Written task
All of the listing below must be repeated word for word. Pictures are the only thing to omit.

Data shown

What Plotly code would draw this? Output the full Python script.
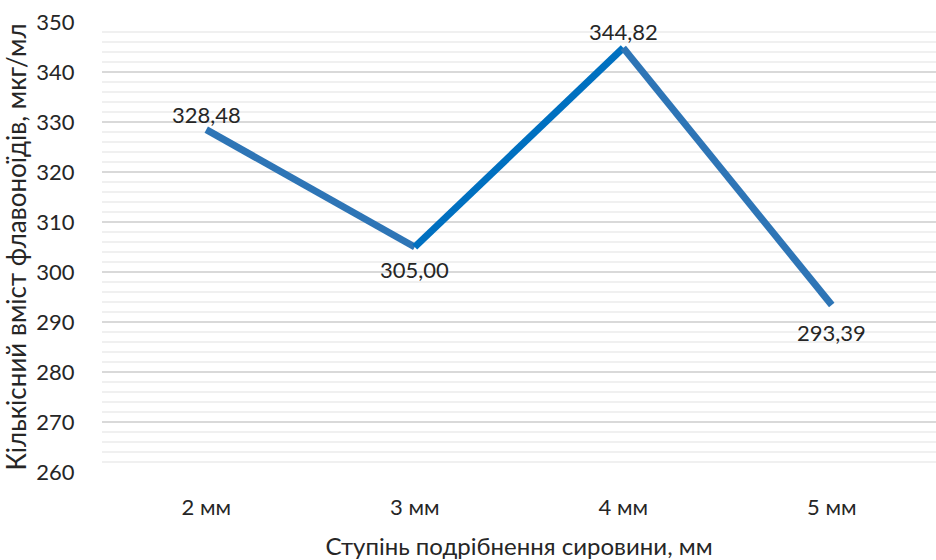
import plotly.graph_objects as go

categories = ["2 мм", "3 мм", "4 мм", "5 мм"]
values = [328.48, 305.00, 344.82, 293.39]
labels = ["328,48", "305,00", "344,82", "293,39"]
label_shift = [15, -22, 16, -27]
segment_colors = ["#2E75B6", "#0070C0", "#2E75B6"]

FONT = "Lato, 'Noto Sans', sans-serif"
TXT = "#262626"

fig = go.Figure()
for i in range(len(values) - 1):
    fig.add_trace(go.Scatter(
        x=categories[i:i + 2], y=values[i:i + 2], mode="lines",
        line=dict(color=segment_colors[i], width=7),
        hoverinfo="skip", showlegend=False,
    ))

for c, v, t, s in zip(categories, values, labels, label_shift):
    fig.add_annotation(
        x=c, y=v, text=t, showarrow=False, yshift=s,
        xanchor="center", yanchor="middle",
        font=dict(family=FONT, size=22, color=TXT),
    )

fig.update_layout(
    width=936, height=560,
    margin=dict(l=102, r=0, t=22, b=88),
    paper_bgcolor="white", plot_bgcolor="white",
    font=dict(family=FONT, size=22, color=TXT),
    xaxis=dict(
        type="category", range=[-0.5, 3.5],
        showgrid=False, zeroline=False, showline=False,
        ticks="outside", ticklen=16, tickcolor="rgba(0,0,0,0)",
        tickfont=dict(family=FONT, size=22, color=TXT),
        title=dict(text="Ступінь подрібнення сировини, мм",
                   font=dict(family=FONT, size=24, color=TXT), standoff=20),
    ),
    yaxis=dict(
        range=[260, 350], dtick=10, tick0=260,
        showgrid=True, gridcolor="#D9D9D9", gridwidth=1.5,
        minor=dict(dtick=2, showgrid=True, gridcolor="#F0F0F0", gridwidth=1.5),
        zeroline=False, showline=False,
        ticks="outside", ticklen=22, tickcolor="rgba(0,0,0,0)",
        tickfont=dict(family=FONT, size=22, color=TXT),
        title=dict(text="Кількісний вміст флавоноїдів, мкг/мл",
                   font=dict(family=FONT, size=26, color=TXT), standoff=4),
    ),
)

fig.write_html("out.html")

Written reply
What Plotly code would draw this? Output the full Python script.
import plotly.graph_objects as go

categories = ["2 мм", "3 мм", "4 мм", "5 мм"]
values = [328.48, 305.00, 344.82, 293.39]
labels = ["328,48", "305,00", "344,82", "293,39"]
label_shift = [15, -22, 16, -27]
segment_colors = ["#2E75B6", "#0070C0", "#2E75B6"]

FONT = "Lato, 'Noto Sans', sans-serif"
TXT = "#262626"

fig = go.Figure()
for i in range(len(values) - 1):
    fig.add_trace(go.Scatter(
        x=categories[i:i + 2], y=values[i:i + 2], mode="lines",
        line=dict(color=segment_colors[i], width=7),
        hoverinfo="skip", showlegend=False,
    ))

for c, v, t, s in zip(categories, values, labels, label_shift):
    fig.add_annotation(
        x=c, y=v, text=t, showarrow=False, yshift=s,
        xanchor="center", yanchor="middle",
        font=dict(family=FONT, size=22, color=TXT),
    )

fig.update_layout(
    width=936, height=560,
    margin=dict(l=102, r=0, t=22, b=88),
    paper_bgcolor="white", plot_bgcolor="white",
    font=dict(family=FONT, size=22, color=TXT),
    xaxis=dict(
        type="category", range=[-0.5, 3.5],
        showgrid=False, zeroline=False, showline=False,
        ticks="outside", ticklen=16, tickcolor="rgba(0,0,0,0)",
        tickfont=dict(family=FONT, size=22, color=TXT),
        title=dict(text="Ступінь подрібнення сировини, мм",
                   font=dict(family=FONT, size=24, color=TXT), standoff=20),
    ),
    yaxis=dict(
        range=[260, 350], dtick=10, tick0=260,
        showgrid=True, gridcolor="#D9D9D9", gridwidth=1.5,
        minor=dict(dtick=2, showgrid=True, gridcolor="#F0F0F0", gridwidth=1.5),
        zeroline=False, showline=False,
        ticks="outside", ticklen=22, tickcolor="rgba(0,0,0,0)",
        tickfont=dict(family=FONT, size=22, color=TXT),
        title=dict(text="Кількісний вміст флавоноїдів, мкг/мл",
                   font=dict(family=FONT, size=26, color=TXT), standoff=4),
    ),
)

fig.write_html("out.html")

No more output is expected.